Popular music choices for the masses were endless, so chances are some of the following absolutely were your favorite overplayed albums or cassettes. Michael Jackson’s Off The Wall that featured the 1979 hits “Don’t Stop ‘Til You Get Enough” and “Rock With You” plus the 1980 singles “Off The Wall” and tearjerker “She’s Out Of My Life”; AC/DC’s Highway To Hell; The Kinks’ Low Budget; The B-52’s new wave debut; Elvis Costello’s Armed Forces; the self-titled, jazzy Rickie Lee Jones album that briefly excited the commercially troubled singer-songwriter genre; Cheap Trick at Budokan; Supertramp’s Breakfast In America; David Bowie’s style-shifting Lodger; Ian Hunter’s You’re Never Alone With A Schizophrenic that featured members of Bruce Springsteen’s E Street Band plus Mott The Hoople cohort, Mick Ronson; speaking of Bruuuuce…no album that year, The River was released in 1980, thereby traumatizing millions of fans, surely inducing a permanent psychological scar.

There was Funkadelic’s Uncle Jam Wants You; Led Leppelin’s In Through The Out Door, controversial partly due to it having hit singles like “All Of My Love,” oh God, how could they; Frank Zappa’s Joe’s Garage Act 1; The Eagles’ The Long Run; Styx’s Cornerstone; Donna Summer’s On The Radio: Greatest Hits Volumes I & II; Tom Petty & The Heartbreakers’ Damn The Torpedoes; Prince’s Prince; Pink Floyd’s The Wall; No Nukes: The Muse Concerts For A Non-Nuclear Future (yes, that once was a concept); The Clash’s London Calling; Neil Young’s Rust Never Sleeps; and there were so many, many more classics including Rupert Holmes’ Partners In Crime (you think I jest?) that featured the megahit “Escape (The Piña Colada Song)” whose airplay you couldn’t escape if you tried. Not that you’d want to, but still. FYI, his followup single “Him” was a Top Ten hit but you don’t remember THAT one, do you. DO YOU! And many of the above were our constant, faithful companions that were with us during work, play, love-making, you name it. And guaranteed, many of this piece’s older readers remember most of these musical references without fishing for the memory.

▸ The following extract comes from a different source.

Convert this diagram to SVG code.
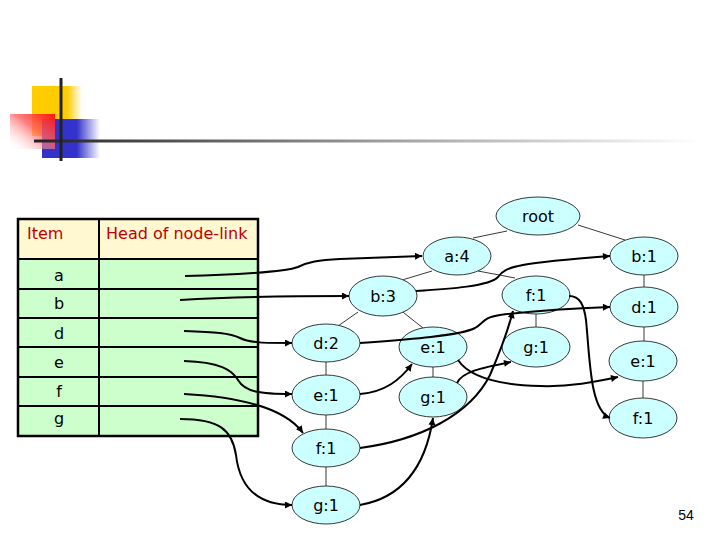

If there were a point here, it’s probably time to make it, huh? The point is forty years ago, hell, maybe up until about ten years ago, people loved…make that lived their favorite music. In 2019, not so much and it seems relegated to a lower priority in our lives. Yes there are fans who adore Ed Sheeran and…oh, Ariana Grande, Shawn Mendes, Imagine Dragons, Khalid and many others. But for the most part with some important exceptions, the artist and his or her music as a force is no longer an alternate lens or guiding life choices that we make, and some might believe that’s for the best. However, past musical artists and bands practically were spirit guides in millions of lives, helping to shape perspective as we saw the world through their eyes and souls. Though we’re taught the contrary, this co-dependent relationship was extremely healthy, leveling the playing field between listeners as it “soothed the savage beast,” and simply made life simpler. For millions, even tolerable. Without its constant, direct influence and companionship, the more our “culture,” if that word as defined even applies these days, spins out.

There are obvious areas of life where you can see growing hatred, a lack of compassion, and even extreme mental instability. There probably are many scientific examples proving music is a necessity for civility and empathy that could be listed here, though that research wasn’t compiled for this piece. While there is no new Walkman or scientific study or aliens to save the day, there is music, and we know it’s very powerful, even potentially culture rebuilding. Looking at humankind’s history from pagan and religious chants to classical periods to gospel to blues to folk to country to jazz to rock to singer-songwriter to pop Top Ten hits, music always has been a strength as it levels the playing field and has never left the masses’ side. Until, seemingly, now. When was the last time you heard music blasting from a car radio or from a neighbor’s apartment except on occasion? It may have been annoying but it was a sign of life. When was the last time you blasted music from your car radio or apartment except on occasion? Maybe that deserves a closer look.